Task description:
Could the lines from the start of the data through the line with "bottom = [b" be set down exactly, with no pictures among them?

::: Data shown

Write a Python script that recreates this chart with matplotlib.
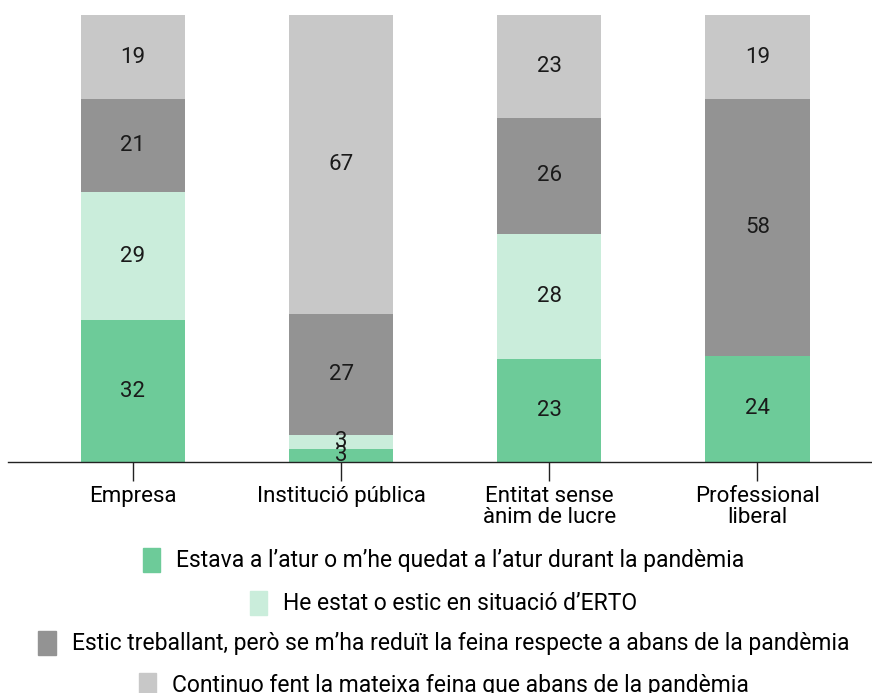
import matplotlib.pyplot as plt
from matplotlib.patches import Patch

plt.rcParams['font.family'] = ['Roboto', 'DejaVu Sans']

categories = ['Empresa', 'Institució pública', 'Entitat sense\nànim de lucre', 'Professional\nliberal']
series_names = [
    'Estava a l’atur o m’he quedat a l’atur durant la pandèmia',
    'He estat o estic en situació d’ERTO',
    'Estic treballant, però se m’ha reduït la feina respecte a abans de la pandèmia',
    'Continuo fent la mateixa feina que abans de la pandèmia',
]
atur = [32, 3, 23, 24]
erto = [29, 3, 28, 0]
reduit = [21, 27, 26, 58]
mateixa = [19, 67, 23, 19]
colors = ['#6dcb99', '#caeddb', '#939393', '#c8c8c8']

series = [atur, erto, reduit, mateixa]
totals = [sum(col) for col in zip(*series)]

fig = plt.figure(figsize=(8.72, 6.93), dpi=100)
ax = fig.add_axes([8 / 872, 231 / 693, 864 / 872, 447 / 693])

x = range(len(categories))
bottom = [0] * len(categories)
for vals, col in zip(series, colors):
    # bars are stacked to 100% (rounded labels don't always add up)
    h = [v / t * 100 for v, t in zip(vals, totals)]
    ax.bar(x, h, width=0.5, bottom=bottom, color=col)
    for i, v in enumerate(vals):
        if v > 0:
            ax.text(i, bottom[i] + h[i] / 2, str(v), ha='center', va='center',
                    fontsize=16, color='#1a1a1a')
    bottom = [b + hh for b, hh in zip(bottom, h)]

ax.set_xlim(-0.6, 3.55)
ax.set_ylim(0, 100)
ax.set_xticks(list(x))
ax.set_xticklabels(categories, fontsize=16, linespacing=1.0)
ax.tick_params(axis='x', length=14, width=1, color='#222222', pad=3)
ax.set_yticks([])
for s in ['top', 'right', 'left']:
    ax.spines[s].set_visible(False)
ax.spines['bottom'].set_color('#222222')
ax.spines['bottom'].set_linewidth(1)

rows_y = [560, 603, 643, 685]
for name, col, yy in zip(series_names, colors, rows_y):
    fig.legend(handles=[Patch(color=col)], labels=[name], loc='center',
               bbox_to_anchor=(0.509, 1 - yy / 693), frameon=False,
               fontsize=16.5, handlelength=0.75, handleheight=1.25,
               handletextpad=0.7, borderpad=0, borderaxespad=0)

fig.savefig('out.png', dpi=100)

::::::

Result:
Write a Python script that recreates this chart with matplotlib.
import matplotlib.pyplot as plt
from matplotlib.patches import Patch

plt.rcParams['font.family'] = ['Roboto', 'DejaVu Sans']

categories = ['Empresa', 'Institució pública', 'Entitat sense\nànim de lucre', 'Professional\nliberal']
series_names = [
    'Estava a l’atur o m’he quedat a l’atur durant la pandèmia',
    'He estat o estic en situació d’ERTO',
    'Estic treballant, però se m’ha reduït la feina respecte a abans de la pandèmia',
    'Continuo fent la mateixa feina que abans de la pandèmia',
]
atur = [32, 3, 23, 24]
erto = [29, 3, 28, 0]
reduit = [21, 27, 26, 58]
mateixa = [19, 67, 23, 19]
colors = ['#6dcb99', '#caeddb', '#939393', '#c8c8c8']

series = [atur, erto, reduit, mateixa]
totals = [sum(col) for col in zip(*series)]

fig = plt.figure(figsize=(8.72, 6.93), dpi=100)
ax = fig.add_axes([8 / 872, 231 / 693, 864 / 872, 447 / 693])

x = range(len(categories))
bottom = [0] * len(categories)
for vals, col in zip(series, colors):
    # bars are stacked to 100% (rounded labels don't always add up)
    h = [v / t * 100 for v, t in zip(vals, totals)]
    ax.bar(x, h, width=0.5, bottom=bottom, color=col)
    for i, v in enumerate(vals):
        if v > 0:
            ax.text(i, bottom[i] + h[i] / 2, str(v), ha='center', va='center',
                    fontsize=16, color='#1a1a1a')
    bottom = [b + hh for b, hh in zip(bottom, h)]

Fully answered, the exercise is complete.